Three considerations are keeping the U.S. afloat without an active president. First, many working Americans have tuned the president out and simply go on about their business despite rather than because of this administration. If gas and oil leases have been curtailed on federal lands, there is record production on private land. Farmers are producing huge harvests and receiving historically high prices. Wall Street welcomes in capital that can find no return elsewhere. American universities’ science departments and professional schools still rate among the world’s best. There is as yet no French or Chinese Silicon Valley. In other words, after five years of stagnation, half the public more or less ignores the Obama administration and plods on.

Second, the other half of Americans gladly accept that Obama is an iconic rather than a serious president. Given his emblematic status as the nation’s first African-American president and his efforts to craft a vast coalition of those with supposed grievances against the majority, he will always have a strong base of supporters. With huge increases in federal redistributive support programs, and about half the population not paying federal income taxes, Obama is seen as the protector of the noble deserving, who should receive more from a government to which the ignoble undeserving must give far more. And if it is a question of adding another million or so people to the food-stamp or disability rolls, or ensuring that Iran does not obtain a nuclear weapon or that China does not bully Japan, the former wins every time.

Finally, the media accept that Obama represents a rare confluence of forces that promotes a progressive agenda. His youth, his charisma, his background, his exotic nomenclature, and his “cool” all have allowed a traditionally unpopular leftist ideology to enter the mainstream. Why endanger all that with a focus on Benghazi or the disaster of Obamacare?
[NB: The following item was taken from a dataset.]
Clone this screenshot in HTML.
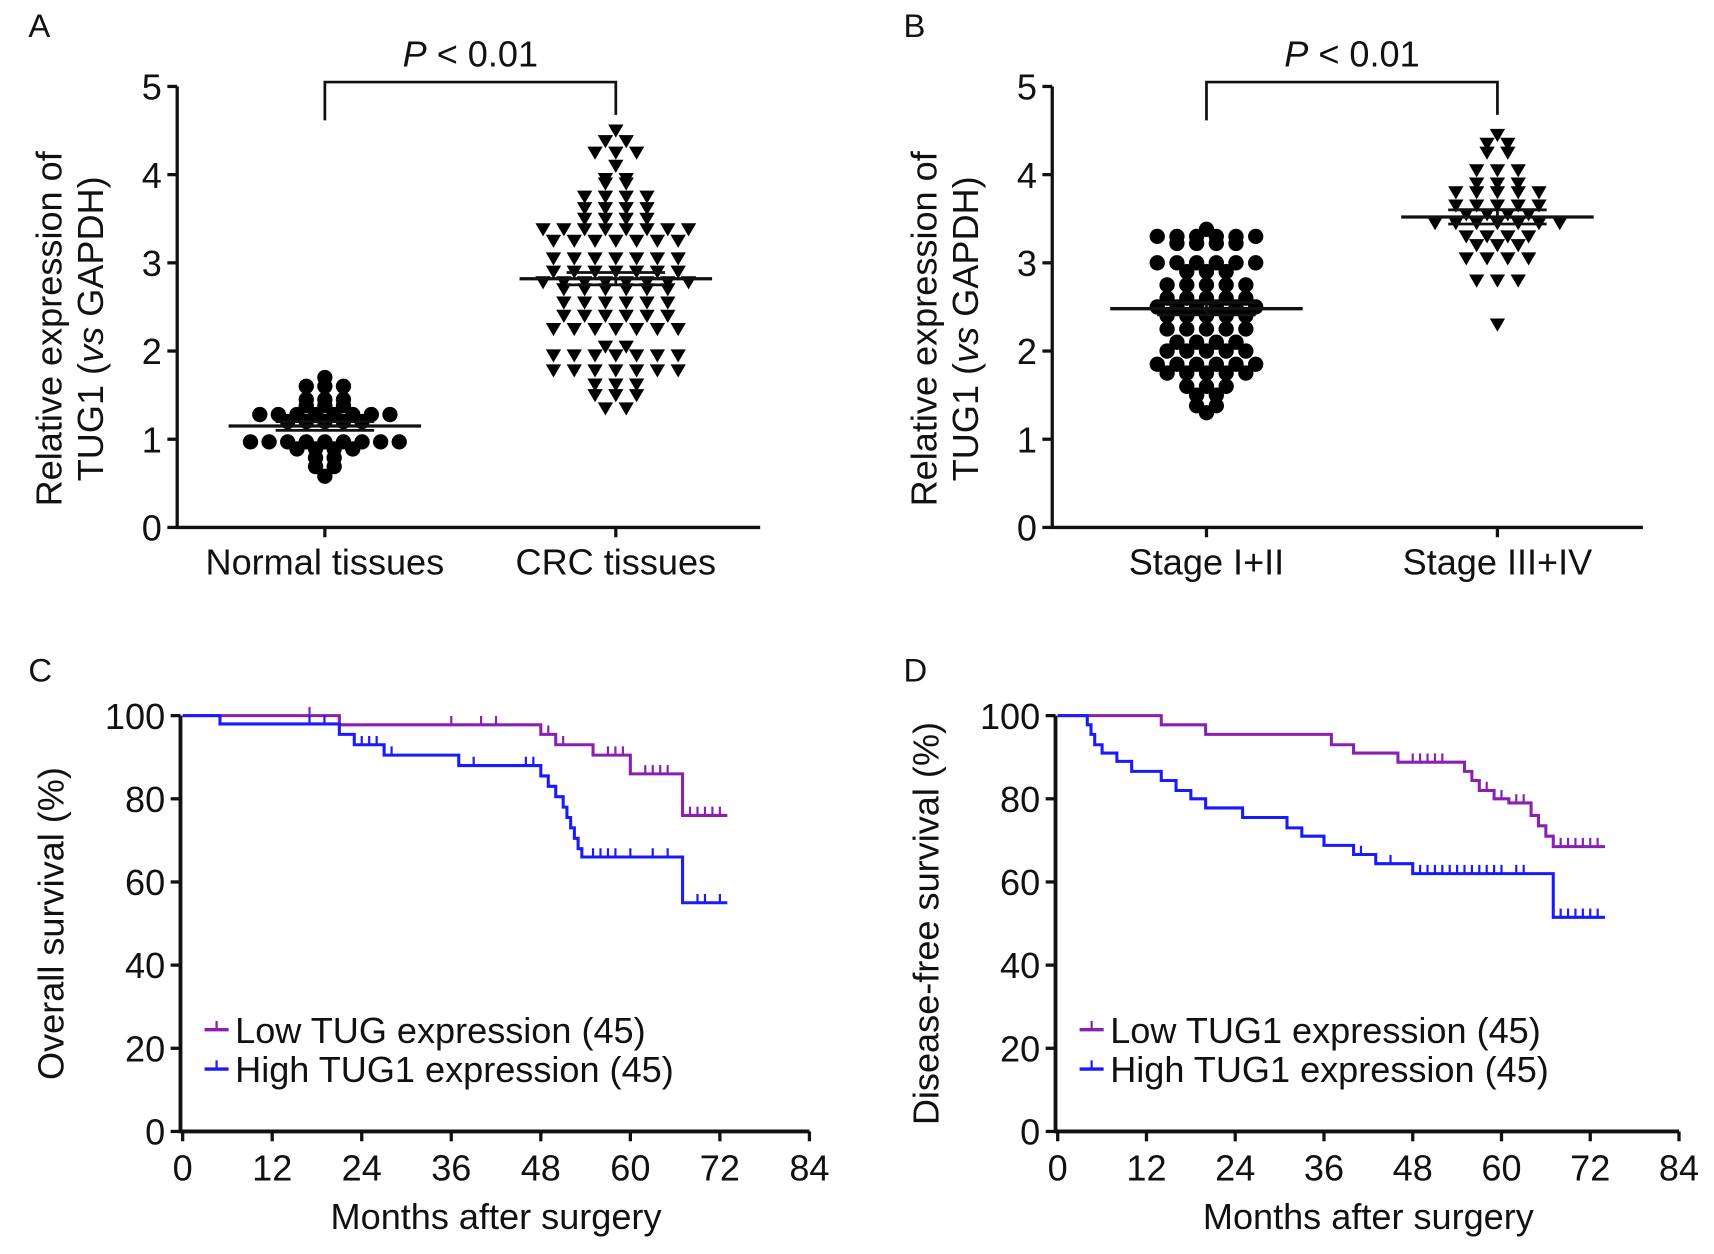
<!DOCTYPE html>
<html><head><meta charset="utf-8"><style>
html,body{margin:0;padding:0;background:#fff;}
svg{display:block;}
text{font-family:"Liberation Sans",Arial,sans-serif;fill:#111;}
</style></head><body>
<svg id="fig" width="1714" height="1254" viewBox="0 0 1567 1146" preserveAspectRatio="none" xmlns="http://www.w3.org/2000/svg"></svg>
<script>
// ---- Panel A data ----
const catsA = ["Normal tissues", "CRC tissues"];
const normalVals = [1.7,1.6,1.6,1.6,1.45,1.45,1.45,1.38,1.38,1.38,1.28,1.28,1.28,1.28,1.28,1.28,1.28,1.28,1.2,1.2,1.2,1.2,1.2,0.97,0.97,0.97,0.97,0.97,0.97,0.97,0.97,0.97,0.89,0.89,0.89,0.89,0.79,0.79,0.69,0.69,0.58];
const crcVals = [4.5,4.38,4.38,4.25,4.25,4.25,4.1,3.95,3.95,3.9,3.9,3.75,3.75,3.75,3.75,3.62,3.62,3.62,3.62,3.5,3.5,3.5,3.5,3.38,3.38,3.38,3.38,3.38,3.38,3.38,3.38,3.25,3.25,3.25,3.25,3.25,3.25,3.25,3.05,3.05,3.05,3.05,3.05,3.05,3.05,2.9,2.9,2.9,2.9,2.9,2.9,2.9,2.78,2.78,2.78,2.78,2.78,2.78,2.78,2.78,2.7,2.7,2.7,2.7,2.7,2.7,2.55,2.55,2.55,2.55,2.55,2.55,2.4,2.4,2.4,2.4,2.4,2.4,2.25,2.25,2.25,2.25,2.25,2.25,2.25,2.05,2.05,1.95,1.95,1.95,1.95,1.95,1.95,1.95,1.78,1.78,1.78,1.78,1.78,1.78,1.78,1.62,1.62,1.62,1.5,1.5,1.5,1.35,1.35];
const meansA = [1.15, 2.82];
const semA = [0.05, 0.07];
// ---- Panel B data ----
const catsB = ["Stage I+II", "Stage III+IV"];
const earlyVals = [3.38,3.3,3.3,3.3,3.3,3.3,3.3,3.22,3.22,3.22,3.22,3.0,3.0,3.0,3.0,3.0,3.0,2.9,2.9,2.9,2.75,2.75,2.75,2.75,2.75,2.6,2.6,2.6,2.6,2.6,2.5,2.5,2.5,2.5,2.5,2.5,2.4,2.4,2.4,2.4,2.4,2.25,2.25,2.25,2.25,2.25,2.1,2.1,2.1,2.1,2.0,2.0,2.0,2.0,2.0,1.85,1.85,1.85,1.85,1.85,1.85,1.75,1.75,1.75,1.75,1.75,1.6,1.6,1.6,1.5,1.5,1.38,1.38,1.3];
const lateVals = [4.45,4.35,4.35,4.25,4.25,4.05,4.05,4.05,3.9,3.9,3.9,3.8,3.8,3.8,3.8,3.8,3.65,3.65,3.65,3.65,3.65,3.55,3.55,3.55,3.55,3.45,3.45,3.45,3.45,3.45,3.45,3.45,3.3,3.3,3.3,3.3,3.2,3.2,3.2,3.05,3.05,3.05,3.05,2.8,2.8,2.8,2.3];
const meansB = [2.48, 3.52];
const semB = [0.07, 0.08];
const yTicksAB = [0,1,2,3,4,5];
// ---- Panel C data (overall survival) ----
const osLowT = [0,21,48,50,55,60,67,73];
const osLowS = [100,97.8,95.5,93,90.5,86,76,76];
const osLowCens = [17,36,40,42,49,50,51,57,58,59,62,63,64,65,68,69,70,71,72];
const osHighT = [0,5,21,23,27,37,48,49,50,51,51.5,52,52.5,53,53.5,54,67,73];
const osHighS = [100,98,95.5,93,90.5,88,85.5,83,80.5,78,75.5,73,70.5,68,66,66,55,55];
const osHighCens = [17,19,24,25,26,28,39,46,47,55,56,57,58,60,63,65,69,70,72];
// ---- Panel D data (disease-free survival) ----
const dfsLowT = [0,14,20,37,40,46,55,56,57,59,61,64,65,66,67,74];
const dfsLowS = [100,97.8,95.5,93,91,88.8,86.6,84.4,82,80,79,76,73.5,71,68.5,68.5];
const dfsLowCens = [48,49,50,51,52,56,58,60,62,63,68,69,70,71,72,73];
const dfsHighT = [0,4,4.5,5,6,8,10,14,16,18,20,25,31,33,36,40,43,48,50,67,74];
const dfsHighS = [100,97.8,95.5,93,91,89,86.6,84.4,82,80,77.8,75.5,73,71,68.8,66.6,64.4,62,62,51.5,51.5];
const dfsHighCens = [41,45,49,50,51,52,53,54,55,56,57,58,59,60,62,63,68,69,70,71,72,73];
const xTicksKM = [0,12,24,36,48,60,72,84];
const yTicksKM = [0,20,40,60,80,100];

const NS = "http://www.w3.org/2000/svg";
const svg = document.getElementById('fig');
const FS = 33;
function mk(tag, attrs, parent, txt){
  const e = document.createElementNS(NS, tag);
  for (const k in attrs) e.setAttribute(k, attrs[k]);
  if (txt !== undefined) e.textContent = txt;
  (parent || svg).appendChild(e);
  return e;
}
function grp(name){
  const g = mk('g', {});
  
  
  return g;
}

function scatterPanel(o){
  const g = grp(o.name);
  const yS = v => o.y0 - (v/5)*(o.y0 - o.y5);
  const ya = mk('line', {x1:o.ax, y1:o.y5, x2:o.ax, y2:o.y0+1, stroke:'#111','stroke-width':3}, g);
   
  const xa = mk('line', {x1:o.ax-1, y1:o.y0, x2:o.xEnd, y2:o.y0, stroke:'#111','stroke-width':3}, g);
   
  yTicksAB.forEach(t=>{
    mk('line',{x1:o.ax-9,y1:yS(t),x2:o.ax,y2:yS(t),stroke:'#111','stroke-width':3},g);
    const tl = mk('text',{x:o.ax-14,y:yS(t)+12,'font-size':FS,'text-anchor':'end'},g,String(t));
     
  });
  o.cats.forEach((c,i)=>{
    mk('line',{x1:o.cx[i],y1:o.y0,x2:o.cx[i],y2:o.y0+9,stroke:'#111','stroke-width':3},g);
    const cl = mk('text',{x:o.cx[i],y:o.y0+43,'font-size':FS,'text-anchor':'middle'},g,c);
     
  });
  const yt = mk('text',{transform:`translate(${o.ax-106},${(o.y0+o.y5)/2+20}) rotate(-90)`,'font-size':FS,'text-anchor':'middle'},g);
   
  mk('tspan',{x:0,dy:0},yt,'Relative expression of');
  mk('tspan',{x:0,dy:38},yt,'TUG1 (');
  mk('tspan',{'font-style':'italic'},yt,'vs');
  mk('tspan',{},yt,' GAPDH)');
  const br = mk('path',{d:`M${o.cx[0]},${o.brL} V75 H${o.cx[1]} V${o.brR}`,fill:'none',stroke:'#111','stroke-width':2.5},g);
   
  const pt = mk('text',{x:(o.cx[0]+o.cx[1])/2,y:61,'font-size':FS,'text-anchor':'middle'},g);
   
  mk('tspan',{'font-style':'italic'},pt,'P');
  mk('tspan',{},pt,' < 0.01');
  o.series.forEach((vals,i)=>{
    const groups = {};
    vals.forEach(v=>{(groups[v]=groups[v]||[]).push(v);});
    Object.keys(groups).forEach(k=>{
      const n = groups[k].length, v = +k;
      for (let j=0;j<n;j++){
        const x = o.cx[i] + (j-(n-1)/2)*o.sp[i];
        const y = yS(v);
        let m;
        if (o.shapes[i]==='circle') m = mk('circle',{cx:x,cy:y,r:7,fill:'#000'},g);
        else m = mk('path',{d:`M${x-7},${y-5.5} L${x+7},${y-5.5} L${x},${y+6.5} Z`,fill:'#000'},g);
        
        
      }
    });
    const mean = o.means[i], se = o.sem[i];
    const ml = mk('line',{x1:o.cx[i]-88,y1:yS(mean),x2:o.cx[i]+88,y2:yS(mean),stroke:'#111','stroke-width':3},g);
     
    [mean-se, mean+se].forEach(v=>mk('line',{x1:o.cx[i]-45,y1:yS(v),x2:o.cx[i]+45,y2:yS(v),stroke:'#111','stroke-width':2.5},g));
    mk('line',{x1:o.cx[i],y1:yS(mean-se),x2:o.cx[i],y2:yS(mean+se),stroke:'#111','stroke-width':2.5},g);
  });
  const pl = mk('text',{x:o.lx,y:34,'font-size':30},g,o.letter);
   
}

scatterPanel({name:'panel-a-scatter',letter:'A',lx:26,ax:162,xEnd:695,y0:482,y5:79,cx:[297,563],brL:110,brR:105,sp:[17,19],
  cats:catsA,series:[normalVals,crcVals],means:meansA,sem:semA,shapes:['circle','tri'],pointName:['normal-point','crc-point']});
scatterPanel({name:'panel-b-scatter',letter:'B',lx:826,ax:962,xEnd:1502,y0:482,y5:79,cx:[1103,1369],brL:110,brR:105,sp:[18,19],
  cats:catsB,series:[earlyVals,lateVals],means:meansB,sem:semB,shapes:['circle','tri'],pointName:['stage-early-point','stage-late-point']});

function kmPanel(o){
  const g = grp(o.name);
  const xS = t => o.x0 + t/84*(o.x84-o.x0);
  const yS = s => o.y0 - s/100*(o.y0-o.y100);
  const ya = mk('line',{x1:o.ax,y1:o.y100,x2:o.ax,y2:o.y0+1,stroke:'#111','stroke-width':3.5},g);
   
  const xa = mk('line',{x1:o.ax-1,y1:o.y0,x2:o.x84,y2:o.y0,stroke:'#111','stroke-width':3.5},g);
   
  yTicksKM.forEach(t=>{
    mk('line',{x1:o.ax-9,y1:yS(t),x2:o.ax,y2:yS(t),stroke:'#111','stroke-width':3},g);
    const tl = mk('text',{x:o.ax-14,y:yS(t)+12,'font-size':FS,'text-anchor':'end'},g,String(t));
     
  });
  xTicksKM.forEach(t=>{
    mk('line',{x1:xS(t),y1:o.y0,x2:xS(t),y2:o.y0+9,stroke:'#111','stroke-width':3},g);
    const tl = mk('text',{x:xS(t),y:o.y0+45,'font-size':FS,'text-anchor':'middle'},g,String(t));
     
  });
  const xt = mk('text',{x:(o.x0+o.x84)/2,y:o.y0+89,'font-size':FS,'text-anchor':'middle'},g,'Months after surgery');
   
  const yt = mk('text',{transform:`translate(${o.ax-107},${(o.y0+o.y100)/2}) rotate(-90)`,'font-size':FS,'text-anchor':'middle'},g,o.ytitle);
   
  o.curves.forEach(c=>{
    let d = `M${xS(c.t[0])},${yS(c.s[0])}`;
    for (let i=1;i<c.t.length;i++){ d += ` H${xS(c.t[i])} V${yS(c.s[i])}`; }
    const p = mk('path',{d,fill:'none',stroke:c.color,'stroke-width':2.8},g);
    
    
    c.cens.forEach(ct=>{
      let s = c.s[0];
      for (let i=0;i<c.t.length;i++){ if (c.t[i] <= ct) s = c.s[i]; }
      const m = mk('line',{x1:xS(ct),y1:yS(s),x2:xS(ct),y2:yS(s)-8,stroke:c.color,'stroke-width':2},g);
      
      
    });
  });
  o.legend.forEach((l,i)=>{
    const y = 941 + i*36;
    const lg = mk('g',{},g);
    
    
    mk('line',{x1:o.ax+22,y1:y,x2:o.ax+44,y2:y,stroke:l.color,'stroke-width':3},lg);
    mk('line',{x1:o.ax+33,y1:y,x2:o.ax+33,y2:y-8,stroke:l.color,'stroke-width':2},lg);
    mk('text',{x:o.ax+50,y:y+12,'font-size':FS},lg,l.text);
  });
  const pl = mk('text',{x:o.lx,y:623,'font-size':30},g,o.letter);
   
}
const PURPLE = '#8a1fb0', BLUE = '#1a1aff';
kmPanel({name:'panel-c-overall-survival',letter:'C',lx:26,ax:165,x0:167,x84:740,y0:1034,y100:654,ytitle:'Overall survival (%)',
  curves:[{t:osLowT,s:osLowS,cens:osLowCens,color:PURPLE,name:'low-tug1-curve'},{t:osHighT,s:osHighS,cens:osHighCens,color:BLUE,name:'high-tug1-curve'}],
  legend:[{color:PURPLE,text:'Low TUG expression (45)'},{color:BLUE,text:'High TUG1 expression (45)'}]});
kmPanel({name:'panel-d-disease-free-survival',letter:'D',lx:826,ax:965,x0:967,x84:1535,y0:1034,y100:654,ytitle:'Disease-free survival (%)',
  curves:[{t:dfsLowT,s:dfsLowS,cens:dfsLowCens,color:PURPLE,name:'low-tug1-curve'},{t:dfsHighT,s:dfsHighS,cens:dfsHighCens,color:BLUE,name:'high-tug1-curve'}],
  legend:[{color:PURPLE,text:'Low TUG1 expression (45)'},{color:BLUE,text:'High TUG1 expression (45)'}]});
</script>
</body></html>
We have had, in the course of our history, plenty of Grants, McKinleys, Hardings, Nixons, and Clintons, but never quite an administration of scandal so exempt from media scrutiny.

As far as his image goes, it does not really matter to what degree Obama actually “fundamentally transforms America.” For the media, that he seeks to do so, and that he drives conservatives crazy trying, is seen as enough reason to surrender their autonomy and become ancillary to the effort. The media believe that once he is out of office, they can regain their credibility by going after the next president with renewed vigor as recompense.

In other words, the presidency has become a virtual office. Almost half the people and most of the media do not mind, and those who do just plod onward.
This correlation of forces is already crumbling, with the observant and productive people of point one able to entertain the thought that Washington is irrelevant if not an obstacle; the coalition of the aggrieved is about to confront a sequester in food stamps; the press discovering that Affordable Care Act is an oxymoron (and the Secretary of Health and Human Services and the White House press secretary are morons).  Now comes Hughey Newsome of Daily Caller suggesting it's time for Our President to downsize his ambitions.
President Franklin D. Roosevelt had six people titled with some variation of “assistant to the President.” President Harry Truman had twelve such advisors. President Obama has more than a hundred assistants with this status.

Has Obama simply put these people in charge of America while he goes golfing? Is this why he feels he can say that “we did not know how big the problem was” when it comes to his failed stimulus spending? Is that why he was reportedly unaware of the mismanagement of diplomatic security leading up to the Benghazi disaster? Maybe this is why the IRS became what appears to be a uncontrollable, runaway political weapon under his watch. It now makes more sense how a simple website, which is supposed to be the conduit to his signature health care overhaul, devolved into the late-night TV show punch-line it now is.

The point is simple: the same people that push government as the solver of society’s problems cannot then imply that the task is too big when government fails to solve those problems. Conversely, those of us who argue that government is too big should be vindicated by these recent events.

If President Barack Obama is as great and smart as his supporters say he is, and even he is caught off-guard when actions within his own administration are unknown to him, is that not a clear sign that he is taking on too much?
It's a reality check for the idiotic cerebral meritocracy.  "The tussle, however, is one in which the next step forward in individual autonomy is wresting power from the philosopher kings who supplanted the hereditary kings."